In State v. Jenkins, 198 Conn. 671, 504 A.2d 1053 (1986), the defendant challenged the constitutionality of the kidnapping sentencing scheme, which provided a mandatory minimum of ten years for kidnapping in the first degree, but provided a mandatory minimum of only one year for kidnapping in the first degree with a firearm. Id., at 674-76. The court specifically noted that kidnapping in the first degree was a lesser offense included within kidnapping in the first degree with a firearm. Further, the court concluded that there clearly was a legislative error when the legislature provided a more serious penalty for a less serious crime.
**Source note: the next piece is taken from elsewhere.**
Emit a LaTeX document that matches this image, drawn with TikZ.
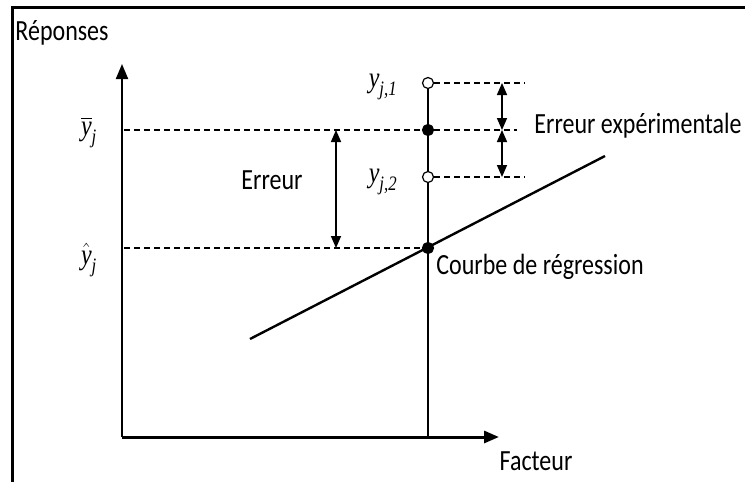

The court acknowledged that the discrepancy implicated the equal protection clause and could not overcome rational basis analysis because "it is not rational and sensible to impose a lesser term of mandatory imprisonment on one convicted of kidnapping with the use of a firearm than on one convicted for a similar crime not involving a firearm." Id., at 679-80. Construing the statutes together and strictly against the state, the court applied the one year mandatory minimum sentence for kidnapping in the first degree with a firearm to kidnapping in the first degree without a firearm. Id., at 680. In Jenkins, the rationale was that a kidnapping involving the use of a firearm had to be a more serious crime than a kidnapping without the use of a firearm.